***** Material supplied *****

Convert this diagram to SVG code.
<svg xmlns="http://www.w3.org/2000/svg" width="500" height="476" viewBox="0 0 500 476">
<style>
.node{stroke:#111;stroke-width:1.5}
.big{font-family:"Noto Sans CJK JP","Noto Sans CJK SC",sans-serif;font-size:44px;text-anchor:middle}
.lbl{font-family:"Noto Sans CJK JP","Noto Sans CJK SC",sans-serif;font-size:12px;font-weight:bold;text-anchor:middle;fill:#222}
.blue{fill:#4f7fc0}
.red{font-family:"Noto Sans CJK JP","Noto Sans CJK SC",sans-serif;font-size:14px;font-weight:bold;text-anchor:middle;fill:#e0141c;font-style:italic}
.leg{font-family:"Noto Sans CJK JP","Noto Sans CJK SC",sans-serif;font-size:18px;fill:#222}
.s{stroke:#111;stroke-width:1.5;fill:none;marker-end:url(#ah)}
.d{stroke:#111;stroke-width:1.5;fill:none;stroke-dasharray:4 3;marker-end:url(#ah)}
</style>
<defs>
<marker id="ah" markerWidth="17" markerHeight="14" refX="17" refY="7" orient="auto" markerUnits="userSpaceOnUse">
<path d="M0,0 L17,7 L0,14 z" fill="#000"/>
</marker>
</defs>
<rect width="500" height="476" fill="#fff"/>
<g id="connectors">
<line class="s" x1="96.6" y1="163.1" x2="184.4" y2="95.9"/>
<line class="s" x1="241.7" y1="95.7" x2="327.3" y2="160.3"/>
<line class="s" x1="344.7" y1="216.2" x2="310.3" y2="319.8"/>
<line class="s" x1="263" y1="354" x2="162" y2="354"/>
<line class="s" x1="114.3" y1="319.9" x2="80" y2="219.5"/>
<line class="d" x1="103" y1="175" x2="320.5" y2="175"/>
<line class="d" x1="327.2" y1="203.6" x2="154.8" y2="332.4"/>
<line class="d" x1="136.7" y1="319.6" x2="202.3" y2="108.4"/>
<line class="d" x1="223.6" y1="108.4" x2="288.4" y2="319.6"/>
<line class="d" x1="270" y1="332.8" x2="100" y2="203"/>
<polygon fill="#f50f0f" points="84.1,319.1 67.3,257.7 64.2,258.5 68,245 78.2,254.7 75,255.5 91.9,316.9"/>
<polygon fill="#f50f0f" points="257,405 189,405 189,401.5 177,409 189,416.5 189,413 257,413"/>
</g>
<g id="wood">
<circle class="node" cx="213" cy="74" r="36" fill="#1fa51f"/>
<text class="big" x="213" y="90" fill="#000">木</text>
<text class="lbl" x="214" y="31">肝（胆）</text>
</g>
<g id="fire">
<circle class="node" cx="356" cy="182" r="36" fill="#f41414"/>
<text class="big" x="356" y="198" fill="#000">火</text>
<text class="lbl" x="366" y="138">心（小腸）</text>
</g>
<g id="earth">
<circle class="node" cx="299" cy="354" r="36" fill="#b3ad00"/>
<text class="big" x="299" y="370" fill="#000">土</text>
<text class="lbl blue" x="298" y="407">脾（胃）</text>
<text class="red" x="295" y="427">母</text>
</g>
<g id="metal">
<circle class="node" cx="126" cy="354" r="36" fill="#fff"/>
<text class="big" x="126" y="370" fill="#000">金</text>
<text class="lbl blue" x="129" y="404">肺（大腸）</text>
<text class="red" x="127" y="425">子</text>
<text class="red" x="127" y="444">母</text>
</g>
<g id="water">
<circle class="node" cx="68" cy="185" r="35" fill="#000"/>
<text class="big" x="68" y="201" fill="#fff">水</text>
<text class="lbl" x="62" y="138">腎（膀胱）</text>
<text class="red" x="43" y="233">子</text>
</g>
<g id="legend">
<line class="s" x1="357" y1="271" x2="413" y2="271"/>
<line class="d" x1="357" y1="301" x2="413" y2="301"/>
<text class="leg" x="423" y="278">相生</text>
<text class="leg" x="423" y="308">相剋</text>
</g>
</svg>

*****
***** Material supplied *****

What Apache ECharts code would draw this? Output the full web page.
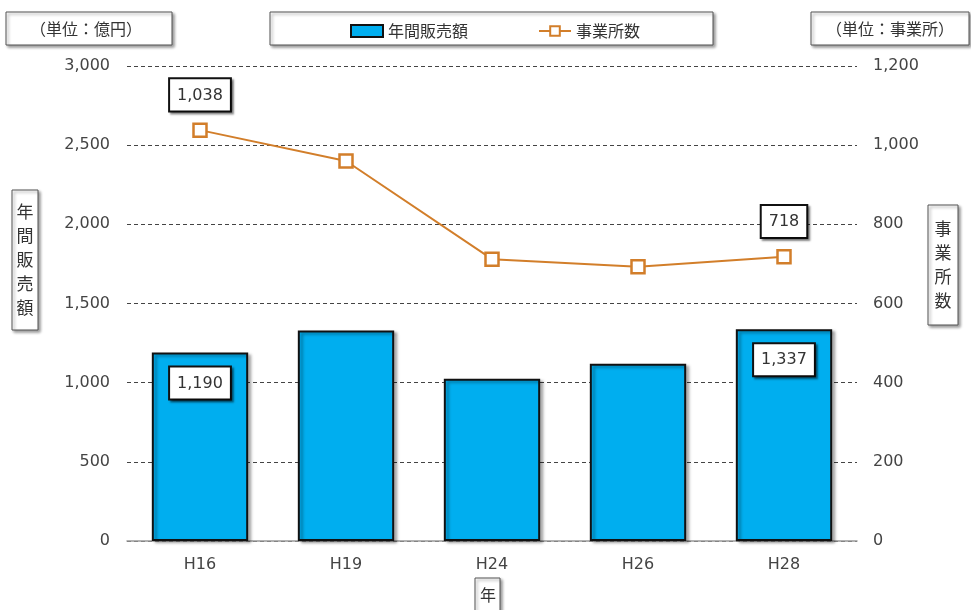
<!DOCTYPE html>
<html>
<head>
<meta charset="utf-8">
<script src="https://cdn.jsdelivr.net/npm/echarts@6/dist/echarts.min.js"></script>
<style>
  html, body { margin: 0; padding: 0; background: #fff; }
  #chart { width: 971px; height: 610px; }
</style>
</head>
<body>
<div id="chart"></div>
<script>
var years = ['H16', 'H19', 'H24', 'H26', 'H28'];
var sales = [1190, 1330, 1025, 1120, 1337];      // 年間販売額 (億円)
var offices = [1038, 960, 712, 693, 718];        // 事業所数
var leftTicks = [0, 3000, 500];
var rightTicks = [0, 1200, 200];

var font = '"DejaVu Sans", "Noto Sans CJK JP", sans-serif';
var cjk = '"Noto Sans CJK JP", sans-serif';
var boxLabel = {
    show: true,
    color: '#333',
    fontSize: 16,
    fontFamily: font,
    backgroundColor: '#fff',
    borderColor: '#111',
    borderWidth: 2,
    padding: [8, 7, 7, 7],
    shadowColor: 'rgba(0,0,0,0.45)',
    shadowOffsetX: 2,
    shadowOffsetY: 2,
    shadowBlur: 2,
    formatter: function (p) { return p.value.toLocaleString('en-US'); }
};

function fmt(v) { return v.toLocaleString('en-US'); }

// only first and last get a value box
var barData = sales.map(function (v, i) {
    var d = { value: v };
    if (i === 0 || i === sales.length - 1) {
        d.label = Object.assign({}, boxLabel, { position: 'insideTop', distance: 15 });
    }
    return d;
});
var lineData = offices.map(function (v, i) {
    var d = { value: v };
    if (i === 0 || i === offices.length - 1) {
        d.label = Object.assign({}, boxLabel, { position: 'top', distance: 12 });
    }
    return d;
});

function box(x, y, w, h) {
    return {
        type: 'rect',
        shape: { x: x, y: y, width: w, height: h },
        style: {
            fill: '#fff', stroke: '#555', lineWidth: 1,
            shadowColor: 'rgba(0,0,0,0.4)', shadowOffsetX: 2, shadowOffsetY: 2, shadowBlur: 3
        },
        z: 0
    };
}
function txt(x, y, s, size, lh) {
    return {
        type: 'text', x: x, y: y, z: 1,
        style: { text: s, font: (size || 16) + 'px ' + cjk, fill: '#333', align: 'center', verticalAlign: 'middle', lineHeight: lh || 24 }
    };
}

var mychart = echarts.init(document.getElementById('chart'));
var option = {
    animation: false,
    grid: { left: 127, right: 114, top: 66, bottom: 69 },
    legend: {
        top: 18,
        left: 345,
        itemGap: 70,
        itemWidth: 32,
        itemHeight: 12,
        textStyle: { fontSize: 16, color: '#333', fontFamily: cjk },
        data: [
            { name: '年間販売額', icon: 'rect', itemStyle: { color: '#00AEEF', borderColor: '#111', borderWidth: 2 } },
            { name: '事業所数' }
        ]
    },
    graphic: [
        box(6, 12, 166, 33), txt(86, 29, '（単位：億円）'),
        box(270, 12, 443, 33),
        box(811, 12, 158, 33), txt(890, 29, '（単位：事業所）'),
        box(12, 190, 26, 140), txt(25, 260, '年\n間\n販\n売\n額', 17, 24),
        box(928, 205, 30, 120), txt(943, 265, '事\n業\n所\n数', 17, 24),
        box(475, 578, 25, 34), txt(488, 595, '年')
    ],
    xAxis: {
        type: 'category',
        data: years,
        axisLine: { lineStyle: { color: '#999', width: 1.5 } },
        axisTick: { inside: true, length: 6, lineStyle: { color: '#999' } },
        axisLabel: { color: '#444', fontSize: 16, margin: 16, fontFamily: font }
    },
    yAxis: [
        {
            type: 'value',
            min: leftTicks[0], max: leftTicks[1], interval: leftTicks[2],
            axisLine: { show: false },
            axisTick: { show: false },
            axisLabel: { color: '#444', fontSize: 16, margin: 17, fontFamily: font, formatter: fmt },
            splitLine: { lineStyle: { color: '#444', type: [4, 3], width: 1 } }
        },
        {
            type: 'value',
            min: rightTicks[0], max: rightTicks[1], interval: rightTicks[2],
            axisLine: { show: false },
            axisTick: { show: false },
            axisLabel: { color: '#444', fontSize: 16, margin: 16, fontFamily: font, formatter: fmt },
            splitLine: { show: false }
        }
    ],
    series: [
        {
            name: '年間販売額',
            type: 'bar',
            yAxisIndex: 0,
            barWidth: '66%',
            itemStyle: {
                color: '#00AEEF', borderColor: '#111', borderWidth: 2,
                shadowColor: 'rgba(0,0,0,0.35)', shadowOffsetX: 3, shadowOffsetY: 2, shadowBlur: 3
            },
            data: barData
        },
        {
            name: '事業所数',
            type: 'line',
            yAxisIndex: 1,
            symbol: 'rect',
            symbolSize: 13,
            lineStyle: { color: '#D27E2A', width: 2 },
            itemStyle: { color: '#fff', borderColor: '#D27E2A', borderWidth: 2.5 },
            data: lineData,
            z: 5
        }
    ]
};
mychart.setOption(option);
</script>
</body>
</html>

*****

Keep the pictures out, and extract only the lines that begin at the one containing "What Apache ECharts" and end at the one containing "var rightTicks = [0, 1200, 200];", inclusive.

What Apache ECharts code would draw this? Output the full web page.
<!DOCTYPE html>
<html>
<head>
<meta charset="utf-8">
<script src="https://cdn.jsdelivr.net/npm/echarts@6/dist/echarts.min.js"></script>
<style>
  html, body { margin: 0; padding: 0; background: #fff; }
  #chart { width: 971px; height: 610px; }
</style>
</head>
<body>
<div id="chart"></div>
<script>
var years = ['H16', 'H19', 'H24', 'H26', 'H28'];
var sales = [1190, 1330, 1025, 1120, 1337];      // 年間販売額 (億円)
var offices = [1038, 960, 712, 693, 718];        // 事業所数
var leftTicks = [0, 3000, 500];
var rightTicks = [0, 1200, 200];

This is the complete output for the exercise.